Generative AI has already transformed the way we develop software. Code generation tools accelerate development, shorten feedback loops, and remove friction from everyday tasks. Companies like Robinhood, JPMorgan Chase, Walmart, Microsoft, Coinbase, and Google have all gone on public record, citing broad adoption of agents in code development and review.

However, the truth is that coding was never the bottleneck. It represents just 30 percent of engineering time. The harder 70 percent is running that code in production, where complexity, tool silos, knowledge gaps, and the pace of change all collide. You can code faster, but engineering velocity is not improving because teams still spend the majority of their time fighting production issues.
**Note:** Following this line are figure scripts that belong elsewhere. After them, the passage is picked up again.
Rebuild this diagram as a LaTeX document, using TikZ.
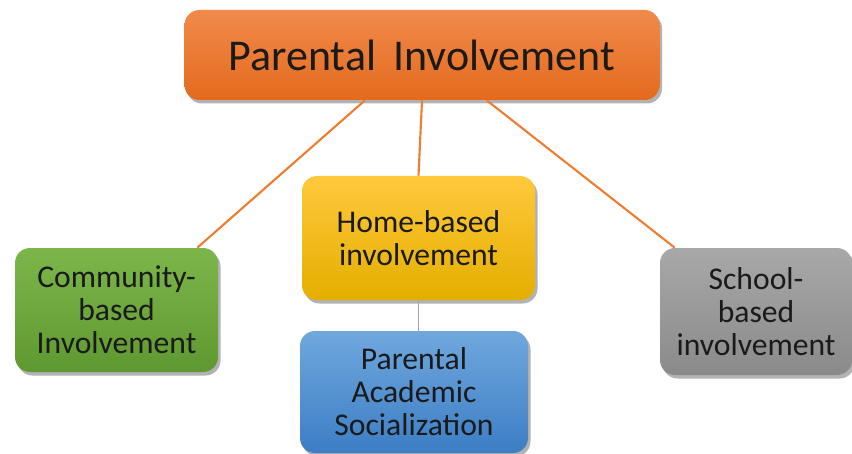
\documentclass[tikz,border=0pt]{standalone}
\usepackage{fontspec}
\setmainfont{Carlito}
\usetikzlibrary{calc}
\usetikzlibrary{shadows}
\definecolor{linkorange}{HTML}{ED7D31}
\definecolor{linkgray}{HTML}{A5A5A5}
\definecolor{inktext}{HTML}{1A1A1A}
\tikzset{
	box/.style={rounded corners=0.3cm, align=center, text=inktext, inner sep=0pt,
		drop shadow={shadow xshift=0.05cm, shadow yshift=-0.07cm, opacity=0.3, fill=black},
		font=\fontsize{18}{18.8}\selectfont},
	link/.style={draw=linkorange, line width=1.2pt},
}

\begin{document}
\begin{tikzpicture}
	%\draw[help lines] (0,0) grid (17,9);
	\useasboundingbox (0,0) rectangle (17.04,9.06);

	\node[box, minimum width=9.5cm, minimum height=1.8cm, top color={rgb,255:red,241;green,138;blue,76}, bottom color={rgb,255:red,228;green,106;blue,28}, font=\fontsize{25}{27}\selectfont] (parinv) at (8.44,7.96) {Parental\, Involvement};%top

	\node[box, minimum width=4.06cm, minimum height=2.48cm, top color={rgb,255:red,124;green,182;blue,75}, bottom color={rgb,255:red,94;green,152;blue,48}] (community) at (2.33,2.86) {Community-\\based\\Involvement};%left
	\node[box, minimum width=4.66cm, minimum height=2.48cm, top color={rgb,255:red,255;green,201;blue,60}, bottom color={rgb,255:red,228;green,174;blue,0}] (home) at (8.37,4.30) {Home-based\\involvement};%middle
	\node[box, minimum width=4.56cm, minimum height=2.44cm, top color={rgb,255:red,112;green,168;blue,222}, bottom color={rgb,255:red,60;green,125;blue,196}] (socialization) at (8.28,1.22) {Parental\\Academic\\Socialization};%below middle
	\node[box, minimum width=3.84cm, minimum height=2.54cm, top color={rgb,255:red,168;green,168;blue,168}, bottom color={rgb,255:red,138;green,138;blue,138}] (school) at (15.12,2.83) {School-\\based\\involvement};%right

	\draw[link] ($(parinv.south west)!0.38!(parinv.south east)$) -- ([xshift=-0.42cm]community.north east);
	\draw[link] (parinv.south) -- (home.north);
	\draw[link] ($(parinv.south west)!0.636!(parinv.south east)$) -- ([xshift=0.3cm]school.north west);
	\draw[draw=linkgray, line width=1.1pt] (home.south) -- (home.south |- socialization.north);
\end{tikzpicture}
\end{document}
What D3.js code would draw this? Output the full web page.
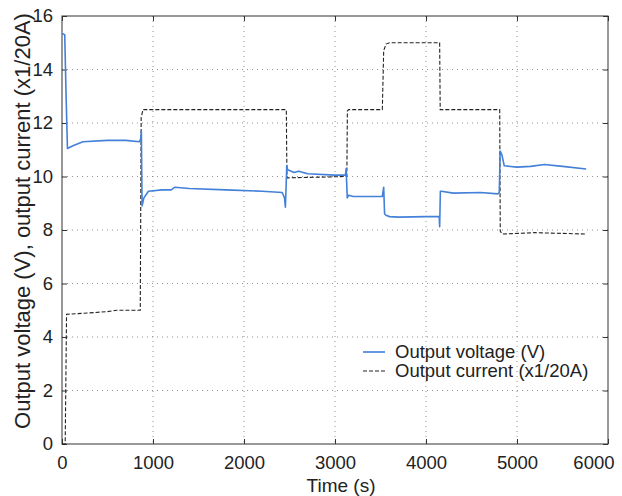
<!DOCTYPE html>
<html>
<head>
<meta charset="utf-8">
<script src="https://cdn.jsdelivr.net/npm/d3@7"></script>
<style>
  body { margin: 0; background: #fff; }
  text { font-family: "Liberation Sans", Arial, sans-serif; fill: #222; }
</style>
</head>
<body>
<svg id="chart" width="622" height="496"></svg>
<script>
var xTicks = [0, 1000, 2000, 3000, 4000, 5000, 6000],
    yTicks = [0, 2, 4, 6, 8, 10, 12, 14, 16];

// output voltage (V)
var voltTime = [0, 30, 45, 60, 120, 230, 500, 700, 850, 865, 872, 880, 900, 950, 1100, 1200, 1240, 1400, 1800, 2200, 2420, 2445, 2455, 2470, 2480, 2550, 2600, 2700, 3000, 3115, 3122, 3135, 3150, 3200, 3400, 3520, 3535, 3545, 3560, 3600, 3700, 4000, 4145, 4150, 4158, 4170, 4300, 4600, 4790, 4805, 4815, 4835, 4860, 5000, 5150, 5300, 5500, 5760],
    voltValue = [15.35, 15.3, 13.0, 11.05, 11.15, 11.3, 11.35, 11.35, 11.3, 11.4, 11.7, 8.9, 9.2, 9.45, 9.5, 9.5, 9.6, 9.55, 9.5, 9.45, 9.4, 9.2, 8.85, 10.4, 10.25, 10.15, 10.2, 10.1, 10.05, 10.05, 10.3, 9.2, 9.3, 9.25, 9.25, 9.25, 9.6, 8.6, 8.55, 8.5, 8.48, 8.5, 8.5, 8.12, 9.45, 9.45, 9.38, 9.4, 9.35, 9.4, 10.95, 10.8, 10.4, 10.35, 10.38, 10.45, 10.38, 10.28];

// output current (x1/20 A)
var currTime = [0, 35, 50, 300, 500, 600, 860, 870, 890, 1500, 2465, 2472, 2490, 3130, 3136, 3150, 3520, 3535, 3560, 3600, 4150, 4156, 4810, 4816, 4840, 5200, 5750],
    currValue = [0, 0, 4.85, 4.9, 4.95, 5.0, 5.0, 12.2, 12.5, 12.5, 12.5, 9.95, 9.95, 10.0, 12.45, 12.5, 12.5, 14.7, 14.95, 15.0, 15.0, 12.5, 12.5, 7.95, 7.85, 7.9, 7.85];

var svg = d3.select("#chart"),
    margin = {top: 16, right: 14, bottom: 52, left: 62},
    width = +svg.attr("width") - margin.left - margin.right,
    height = +svg.attr("height") - margin.top - margin.bottom;

var x = d3.scaleLinear().domain([0, 6000]).range([0, width]),
    y = d3.scaleLinear().domain([0, 16]).range([height, 0]);

var g = svg.append("g")
    .attr("transform", "translate(" + margin.left + "," + margin.top + ")");

// grid
g.selectAll(".vgrid").data(xTicks.slice(1, -1)).enter().append("line")
    .attr("x1", function(d) { return x(d); }).attr("x2", function(d) { return x(d); })
    .attr("y1", 0).attr("y2", height)
    .attr("stroke", "#777").attr("stroke-width", 0.8).attr("stroke-dasharray", "1,4");
g.selectAll(".hgrid").data(yTicks.slice(1, -1)).enter().append("line")
    .attr("y1", function(d) { return y(d); }).attr("y2", function(d) { return y(d); })
    .attr("x1", 0).attr("x2", width)
    .attr("stroke", "#777").attr("stroke-width", 0.8).attr("stroke-dasharray", "1,4");

// axes (ticks inward, box)
function styleAxis(sel) {
  sel.select(".domain").remove();
  sel.selectAll(".tick line").attr("stroke", "#333");
  sel.selectAll(".tick text").style("font-size", "18.5px").attr("fill", "#222");
}
var xAxis = g.append("g").attr("transform", "translate(0," + height + ")")
    .call(d3.axisBottom(x).tickValues(xTicks).tickFormat(d3.format("d")).tickSizeInner(-5).tickPadding(12))
    .call(styleAxis);
// last label pulled inside the picture, as in the original
xAxis.selectAll(".tick text").filter(function(d) { return d === 6000; })
    .attr("text-anchor", "end").attr("x", 6);
g.append("g")
    .call(d3.axisLeft(y).tickValues(yTicks).tickSizeInner(-5).tickPadding(9))
    .call(styleAxis);
g.append("g")
    .call(d3.axisTop(x).tickValues(xTicks).tickSizeInner(-5).tickFormat(""))
    .call(styleAxis);
g.append("g").attr("transform", "translate(" + width + ",0)")
    .call(d3.axisRight(y).tickValues(yTicks).tickSizeInner(-5).tickFormat(""))
    .call(styleAxis);
g.append("rect").attr("width", width).attr("height", height)
    .attr("fill", "none").attr("stroke", "#333").attr("stroke-width", 1);

var line = d3.line().x(function(d) { return x(d[0]); }).y(function(d) { return y(d[1]); });

g.append("path")
    .datum(d3.zip(currTime, currValue))
    .attr("d", line)
    .attr("fill", "none").attr("stroke", "#222").attr("stroke-width", 1.1)
    .attr("stroke-dasharray", "4,2");

g.append("path")
    .datum(d3.zip(voltTime, voltValue))
    .attr("d", line)
    .attr("fill", "none").attr("stroke", "#4380d8").attr("stroke-width", 1.6)
    .attr("stroke-linejoin", "round");

// legend
var legend = g.append("g").attr("transform", "translate(301,336)");
legend.append("line").attr("x1", 0).attr("x2", 22).attr("y1", 0).attr("y2", 0)
    .attr("stroke", "#4380d8").attr("stroke-width", 1.6);
legend.append("text").attr("x", 32).attr("y", 0).attr("dy", "0.35em")
    .style("font-size", "18.5px").text("Output voltage (V)");
legend.append("line").attr("x1", 0).attr("x2", 22).attr("y1", 19).attr("y2", 19)
    .attr("stroke", "#222").attr("stroke-width", 1.1).attr("stroke-dasharray", "4,2");
legend.append("text").attr("x", 32).attr("y", 19).attr("dy", "0.35em")
    .style("font-size", "18.5px").text("Output current (x1/20A)");

// axis labels
svg.append("text")
    .attr("x", 341).attr("y", 492)
    .attr("text-anchor", "middle").style("font-size", "19px")
    .text("Time (s)");
svg.append("text")
    .attr("transform", "translate(30,221) rotate(-90)")
    .attr("text-anchor", "middle").style("font-size", "22px")
    .text("Output voltage (V), output current (x1/20A)");
</script>
</body>
</html>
IDC analysis shows developers dedicate far more hours to operational and background work than to writing code, with some studies finding that only about 16 percent of time is spent directly coding¹. The world’s most expensive engineering talent is spending most of its time firefighting, triaging incidents, and wrestling with workflows designed for a different era.

This is the productivity paradox. Code gets faster, production gets harder. Without solving the 70 percent problem, gains from investments in code generation barely make a dent.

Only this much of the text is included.